Abdi-Milkutti (𐤏𐤁𐤃𐤌𐤋𐤊𐤕) was a King of Sidon (reigned ca. 680-677 BC) who rose up against Assyrian rule. He had formed an alliance with Sanduarri, king of Kundi and Sizu, a prince of the Lebanon, probably during the time of the civil war waged between Esarhaddon and two of his brothers who disputed his succession after they had murdered his father. The two kings had sworn to each other by the names of the great gods and revolted.
As soon as this struggle was over, in response to the rebellion, Esarhaddon laid siege to Sidon, which after three years of siege, in 677 BC, was finally captured, destroyed and rebuilt as Kar-Ashur-aha-iddina, the Harbour of Esarhaddon. The Sidonian king was decapitated. Sanduarri was also captured and decapitated and the heads of the two kings were hung around the necks of their nobles who were paraded through the streets of Nineveh. Part of the treasure taken from Sidon went to the loyal king of the rival city Tyre.

In his annals the Assyrian king states that he conquered Sidon and “tore up and cast into the sea its walls and its foundations.” This city was situated on a promontory jutting into the sea. The Sidonian king Abdi-Milkutti tried to escape by boat, but was “pulled out of the sea like a fish“ by the Assyrian king who cut off his head. Esarhaddon sent off to Assyria a rich treasure, including: “gold, silver, precious stones, elephant hides, ivory, maple and boxwood, garments of brightly colored wool and linen.” He also took away the king’s wife, his children, and his courtiers: “His people from far and near, which were countless.”

On the month of Tašrîtu the head of the king of Sidon was cut off and conveyed to Assyria.
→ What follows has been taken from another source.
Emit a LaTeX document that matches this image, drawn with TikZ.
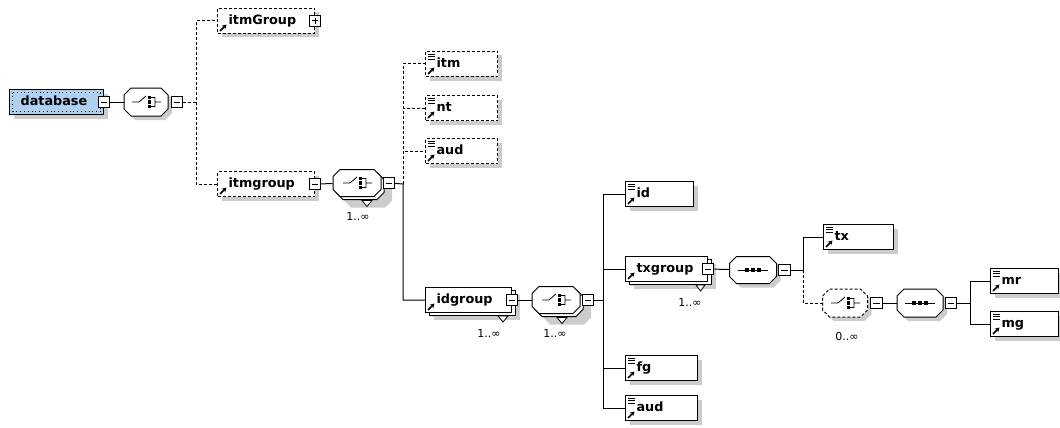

The defeated and executed king of Sidon was depicted on the Sam'al Victory stele of Esarhaddon from Zenjirli. The stele shows Abdi-Milkutti, dressed in his native costume and held with a coiled leash. Although he is shown standing with his hands raised, he reaches only to about Esarhaddon's knee. Next to him is shown a kneeling Egyptian prince. He may be prince Ushankhuru, son of the Egyptian Pharaoh Taharqa with a rope tied around his neck; others deem the kneeling figure to be Pharaoh Taharqa himself, as he is wearing the uraeus tiara of Egyptian rule.